Paper No. 21
Presentation Time: 1:30 PM-4:30 PM
NORTH AMERICAN VEGETATION AND CLIMATES FROM 21,000 YEARS AGO TO PRESENT: USEFUL DATA SETS FOR TESTING EARTH SYSTEM MODELS
By mapping pollen and lake-level data from 21,000 years ago to present, we present an overview of late-Quaternary vegetation and climate in eastern and northern North America. We use a series of high-quality datasets suitable for testing and refining the results of climate and earth-system models. Pollen and vegetation maps at 50 km resolution and 1,000 year time steps show the changing patterns of individual plant taxa, associations among taxa, plant functional types, and biomes. Each of these representations of the pollen data can be used for model testing. The mapped patterns illustrate how broad-scale properties of the vegetation critical for governing surface-atmosphere fluxes emerge from individualistic species-level responses to climate change. Many pollen taxa shift their distribution northward as the Laurentide Ice Sheet retreated and disappeared by 6000 years ago.
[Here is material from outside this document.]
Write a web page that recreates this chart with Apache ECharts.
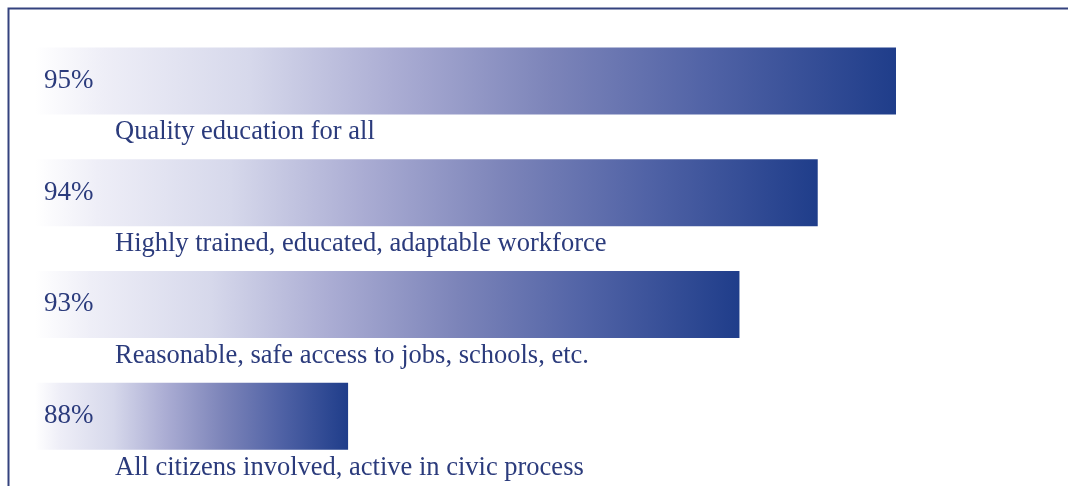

Species associations have changed continuously, and biomes unlike any today were widespread from 16,000 to 12,000 years ago. Biomes are shown to be dynamic entities that have changed in distribution, composition, and structure since the last glacial maximum. Total tree cover has increased since the last glacial maximum and the proportion of deciduous broadleaved trees has increased in eastern forests. Climate reconstructions derived from pollen and lake-level data show the distribution of key climatic and bioclimatic variables. Moisture-balance trends during the Holocene varied regionally, with drier-than-present conditions in New England during the early Holocene followed by a mid-Holocene peak in aridity in the Midwest. Our data sets make available a wide variety of climatic and vegetational benchmarks suitable for testing the results of earth-system models at a variety of time scales.